Ben Kamphaus21:04:37

@ethangracer: is there a specific issue you’re trying to address? There’s no equivalent of e.g. a SQL query plan available in Datomic.

ethangracer21:04:22

no specific issue at the moment, i’ve just had a very difficult time deciphering error messages and understanding how complex queries work (many :where clauses, :with and aggregates, using clojure functions in queries)

ethangracer21:04:49

I end up just adding and removing random stuff to see what happens

ethangracer21:04:48

which is fine from a learning perspective, but when I’m trying to achieve a certain result in production it takes a whole lot longer than I think it would with a debugger

ethangracer21:04:04

so if tinkering is the best available option, that’s fine, just curious if there are others

ethangracer21:04:34

or to see if anyone has thoughts on what is a more / less effective way of tinkering

Ben Kamphaus21:04:28

I personally haven’t run into issues adding/removing clauses in a controlled manner to get a query to work the way I’d like it to, or to build understanding while doing so. But I tend to build up queries incrementally and check intermediate results either with a small db or a set of tuples I use in place of a db along the way. And I tend to keep queries smaller and compose multiple queries, or e.g. a query versus pull many to split selection and projection.

Ben Kamphaus21:04:38

That’s just my personal take, though. I do understand the implied feature request for tools for explaining or tuning queries, and it’s one others have made and that we’re considering.

ethangracer21:04:07

yeah some kind of tool for tuning queries would be great. I like the idea of creating a set of tuples to use in place of a db to troubleshoot queries, didn’t realize that was an option

ethangracer21:04:43

so far I’ve just been using the repl hooked up to our full database, which makes it tricky to understand the behavior… lotsa data

ethangracer21:04:26

how do you build your own tuples to test against?

kenny21:04:31

How do you transact a new entity to a :db.cardinality/many?
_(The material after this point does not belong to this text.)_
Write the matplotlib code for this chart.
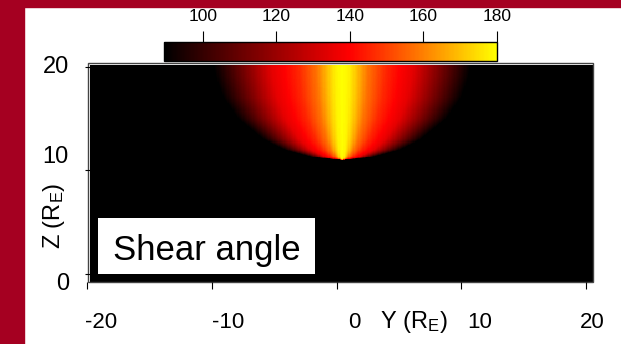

This will throw "Expected number or lookup ref for entity id, got {:new "entity"}":

(d/db-with db [[:db/add id :children {:new "entity"}]])
where the schema for :children is
{:db/cardinality :db.cardinality/many
 :db/valueType   :db.type/ref}

Ben Kamphaus21:04:19

@kenny: for the list form :db/add you need to generate one add transaction per set of things in the relation. If you were using a map form and [:new entity] was a stand in for a lookup ref, it needs to be nested in another collection, e.g. {:db/id ent-id :children [[:lookup “1”]]} (or a list of ids there). You can nest a new map without using an entity id only in the case that :children is a component, and still only in the map form.

kenny21:04:50

@bkamphaus: Ah I see. Thanks!

Ben Kamphaus21:04:49

@ethangracer: by tuple examples I mean:

(def tuples [['sally :age 21] 
             ['fred :age 42] 
             ['ethel :age 42]
             ['fred :likes 'pizza] 
             ['sally :likes 'opera] 
             ['ethel :likes 'sushi]])

(d/q '[:find ?e :where [?e :age 42]] tuples)
; #{[ethel] [fred]}

Ben Kamphaus21:04:22

but I think with just a little bit of added complexity (especially considering pull specifications, etc.) I’d move pretty quickly to a small dataset in edn that I’d transact into a mem db. Or use the mbrainz subset if you can construct analogous queries with it.

Ben Kamphaus21:04:38

If you’re trying to get a feel for perf/clause ordering, then you definitely want something with a datomic db’s indexes.

ethangracer21:04:04

@bkamphaus: thanks, that’s super helpful! for simpler queries I’d definitely prefer to use tuples, but I see the value in pulling down the mbrainz data and trying to build analogous queries too.